The Pixel retails for ₹57,000 for a 32GB model on Flipkart and while we agree that the camera is better, there’s hardly anything else that impresses about it when you compare it to the OnePlus 5. In fact, with just 32GBs of storage, you might even feel shortchanged. Plus that Snapdragon 821 processor isn’t going to be faster than the brilliant 835 chip you get on the OnePlus.
Then there’s the mighty Galaxy S8, which is a cool ₹900 more than the Pixel. But it’s got looks to die for thanks to those slim bezels and a few good features like waterproofing, wireless charging capabilities and HDR video support. But then again you get just 64GBs of storage at that price and it doesn’t have the same repertoire of effects and camera features as the OnePlus.
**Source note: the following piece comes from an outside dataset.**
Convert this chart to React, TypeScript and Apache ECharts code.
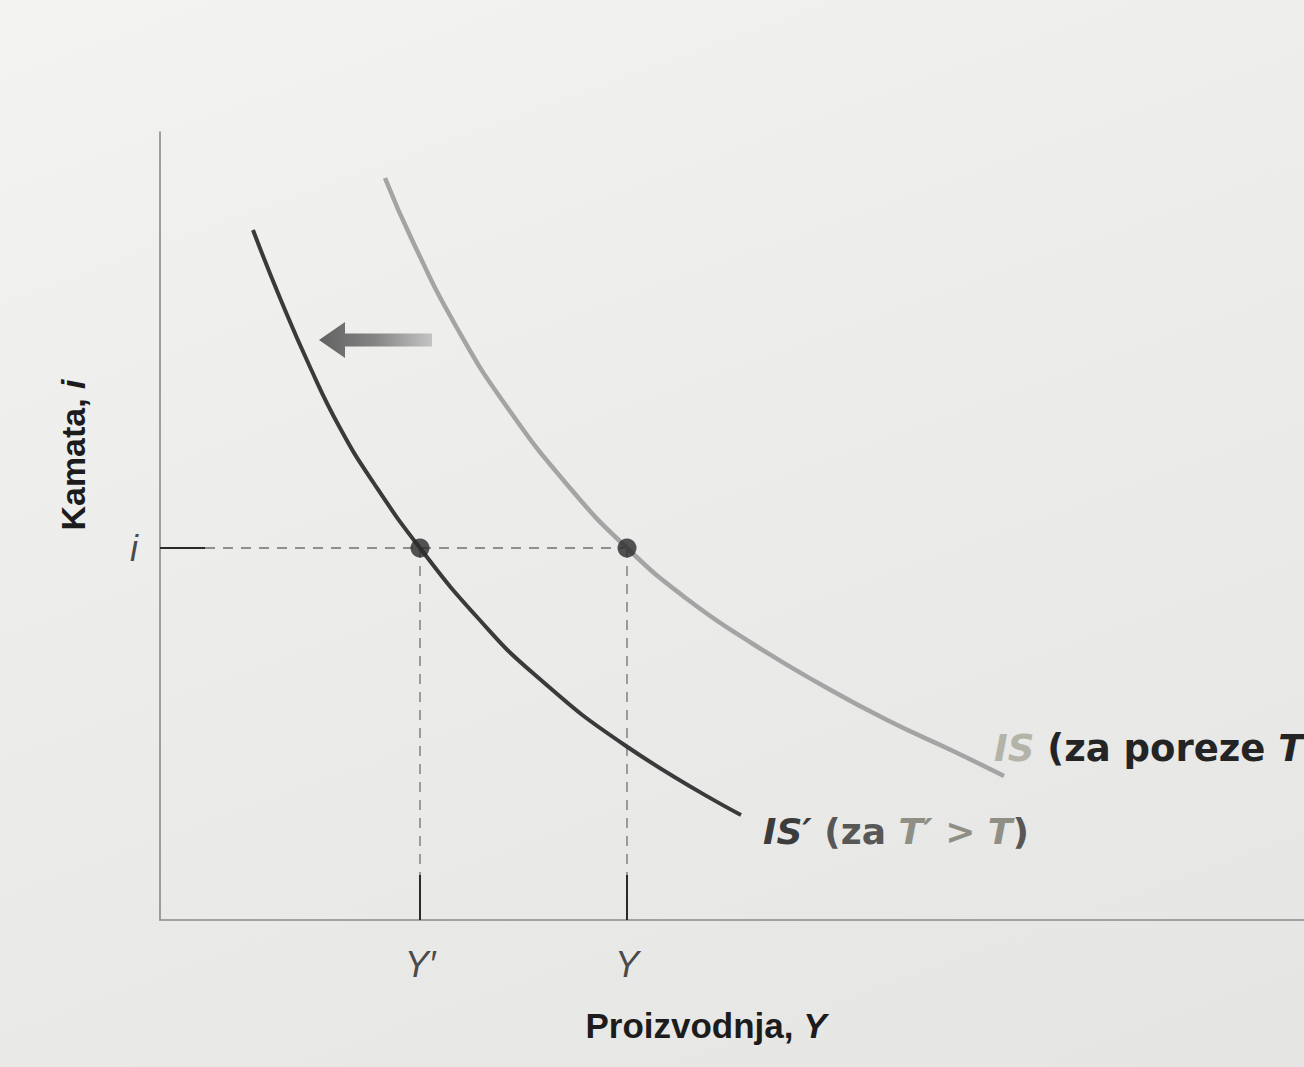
import React, { useEffect, useRef } from "react";
import * as echarts from "echarts";

// IS curve (taxes T) – light grey
const isX = [225, 253, 297, 347, 410, 467, 527, 593, 660, 727, 793, 844];
const isY = [742, 678, 592, 513, 432, 372, 321, 276, 236, 200, 169, 144];
// IS' curve (taxes T' > T) – dark
const isPrimeX = [93, 120, 150, 180, 213, 260, 317, 374, 466, 581];
const isPrimeY = [690, 622, 553, 492, 438, 372, 303, 246, 174, 105];
// equilibrium outputs and interest rate
const outputValues = [260, 467];
const outputLabels = ["Y\u2032", "Y"];
const interestRate = 372;
const interestLabel = "i";
// shift arrow (from -> to)
const arrowFrom = [272, 580];
const arrowTo = [159, 580];

const FONT = '"Liberation Sans", Arial, Helvetica, sans-serif';
const WIDE = '"DejaVu Sans", "Liberation Sans", Arial, sans-serif';
const TICK = 45;

export default function App() {
  const ref = useRef<HTMLDivElement>(null);
  useEffect(() => {
    const chart = echarts.init(ref.current!, null, { renderer: "svg" });
    const isData = isX.map((x, k) => [x, isY[k]]);
    const isPrimeData = isPrimeX.map((x, k) => [x, isPrimeY[k]]);

    const guideSeries: any[] = [];
    guideSeries.push({
      type: "line",
      data: [[TICK, interestRate], [Math.max(...outputValues), interestRate]],
      symbol: "none",
      silent: true,
      lineStyle: { color: "#707070", width: 1.3, type: [10, 8] },
      z: 2,
    });
    guideSeries.push({
      type: "line",
      data: [[0, interestRate], [TICK, interestRate]],
      symbol: "none",
      silent: true,
      lineStyle: { color: "#2a2a2a", width: 2 },
      z: 2,
    });
    outputValues.forEach((v) => {
      guideSeries.push({
        type: "line",
        data: [[v, interestRate], [v, TICK]],
        symbol: "none",
        silent: true,
        lineStyle: { color: "#707070", width: 1.3, type: [10, 8] },
        z: 2,
      });
      guideSeries.push({
        type: "line",
        data: [[v, TICK], [v, 0]],
        symbol: "none",
        silent: true,
        lineStyle: { color: "#2a2a2a", width: 2 },
        z: 2,
      });
    });

    chart.setOption({
      animation: false,
      backgroundColor: "transparent",
      grid: { left: 160, top: 132, right: 0, bottom: 147 },
      xAxis: {
        type: "value",
        min: 0,
        max: 1144,
        axisLine: { show: true, onZero: false, lineStyle: { color: "#8a8a8a", width: 1.6 } },
        axisTick: { show: false },
        axisLabel: { show: false },
        splitLine: { show: false },
      },
      yAxis: {
        type: "value",
        min: 0,
        max: 788,
        axisLine: { show: true, onZero: false, lineStyle: { color: "#8a8a8a", width: 1.6 } },
        axisTick: { show: false },
        axisLabel: { show: false },
        splitLine: { show: false },
      },
      series: [
        ...guideSeries,
        {
          name: "IS",
          type: "line",
          data: isData,
          smooth: 0.5,
          symbol: "none",
          silent: true,
          lineStyle: { color: "#a4a4a4", width: 4.5 },
          z: 3,
          endLabel: {
            show: true,
            distance: 0,
            offset: [-10, -28],
            formatter: "{a|IS }{b|(za poreze }{c|T}{b|)}",
            rich: {
              a: { fontFamily: WIDE, fontSize: 37, fontWeight: "bold", fontStyle: "italic", color: "#b3b3a8" },
              b: { fontFamily: WIDE, fontSize: 37, fontWeight: "bold", color: "#242424" },
              c: { fontFamily: WIDE, fontSize: 37, fontWeight: "bold", fontStyle: "italic", color: "#242424" },
            },
          },
        },
        {
          name: "IS'",
          type: "line",
          data: isPrimeData,
          smooth: 0.5,
          symbol: "none",
          silent: true,
          lineStyle: { color: "#3a3a3a", width: 4 },
          z: 3,
          endLabel: {
            show: true,
            distance: 0,
            offset: [22, 16],
            formatter: "{a|IS\u2032 }{b|(za }{c|T\u2032 > T}{b|)}",
            rich: {
              a: { fontFamily: WIDE, fontSize: 36, fontWeight: "bold", fontStyle: "italic", color: "#3c3c3c" },
              b: { fontFamily: WIDE, fontSize: 36, fontWeight: "bold", color: "#575757" },
              c: { fontFamily: WIDE, fontSize: 36, fontWeight: "bold", fontStyle: "italic", color: "#8f8f86" },
            },
          },
        },
        {
          type: "scatter",
          data: outputValues.map((v) => [v, interestRate]),
          symbolSize: 19,
          silent: true,
          itemStyle: { color: "#2b2b2b" },
          z: 5,
        },
        {
          type: "scatter",
          data: outputValues.map((v, k) => ({ value: [v, 0], name: outputLabels[k] })),
          symbolSize: 0,
          silent: true,
          label: {
            show: true,
            position: "bottom",
            distance: 26,
            formatter: (p: any) => p.name,
            fontFamily: FONT,
            fontSize: 36,
            fontStyle: "italic",
            color: "#1e1e1e",
          },
          z: 5,
        },
        {
          type: "scatter",
          data: [{ value: [0, interestRate], name: interestLabel }],
          symbolSize: 0,
          silent: true,
          label: {
            show: true,
            position: "left",
            distance: 22,
            formatter: (p: any) => p.name,
            fontFamily: FONT,
            fontSize: 36,
            fontStyle: "italic",
            color: "#1e1e1e",
          },
          z: 5,
        },
      ],
    });

    const tip = chart.convertToPixel({ gridIndex: 0 }, arrowTo) as number[];
    const tail = chart.convertToPixel({ gridIndex: 0 }, arrowFrom) as number[];
    const hx = tip[0] + 26;
    const ty = tip[1];
    const fx = tail[0];

    chart.setOption({
      graphic: [
        {
          type: "polygon",
          silent: true,
          shape: {
            points: [
              [tip[0], ty],
              [hx, ty - 18],
              [hx, ty - 6.5],
              [fx, ty - 6.5],
              [fx, ty + 6.5],
              [hx, ty + 6.5],
              [hx, ty + 18],
            ],
          },
          style: {
            fill: {
              type: "linear",
              x: 0,
              y: 0,
              x2: 1,
              y2: 0,
              colorStops: [
                { offset: 0, color: "#616161" },
                { offset: 0.5, color: "#858585" },
                { offset: 1, color: "#c4c4c4" },
              ],
            },
          },
          z: 10,
        },
        {
          type: "text",
          x: 706,
          y: 1025,
          silent: true,
          style: {
            text: "{a|Proizvodnja, }{b|Y}",
            align: "center",
            verticalAlign: "middle",
            rich: {
              a: { fontFamily: FONT, fontSize: 35, fontWeight: "bold", fill: "#1c1c1c", color: "#1c1c1c" },
              b: { fontFamily: FONT, fontSize: 35, fontWeight: "bold", fontStyle: "italic", fill: "#1c1c1c", color: "#1c1c1c" },
            },
          },
        },
        {
          type: "text",
          x: 73,
          y: 455,
          rotation: Math.PI / 2,
          silent: true,
          style: {
            text: "{a|Kamata, }{b|i}",
            align: "center",
            verticalAlign: "middle",
            rich: {
              a: { fontFamily: FONT, fontSize: 34, fontWeight: "bold", fill: "#1c1c1c", color: "#1c1c1c" },
              b: { fontFamily: FONT, fontSize: 34, fontWeight: "bold", fontStyle: "italic", fill: "#1c1c1c", color: "#1c1c1c" },
            },
          },
        },
      ],
    });

    return () => chart.dispose();
  }, []);

  return (
    <div
      ref={ref}
      style={{
        position: "fixed",
        left: 0,
        top: 0,
        width: 1304,
        height: 1067,
        background: "linear-gradient(160deg, #f3f3f2 0%, #ececeb 45%, #e5e5e4 100%)",
      }}
    />
  );
}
Last but not the least is the iPhone 7 Plus.The basic 32GB model starts from ₹72,000 and that should be the only argument you ever need. But if you still consider it, switching from Android to iOS can be a big leap, but there’s no question Apple knows how to make a fantastic phone.
So, despite the hike in price, the OnePlus still undercuts much of its competition and offers quite a lot of phone for not much money. Like tradition.
OnePlus 5 verdict
OnePlus has done it again. They have managed to keep the price relatively low, yet offer maximum phone for the money. They have created a cracker of a phone that’s a more grown-up version of the 3T. There’s noteworthy refinements, performance upgrades and a tweaked design that once again let OnePlus give the big boys a run for their money.
The dual cameras are a big step up from the previous versions and are dangerously close if not on par with the Pixels, Galaxy S8s and the iPhone7s of the world all at that tempting price point.
Yes, it does not get waterproofing or a 2k screen or wireless charging and such, but once again, look at that price and the OnePlus 5 will still make you smile.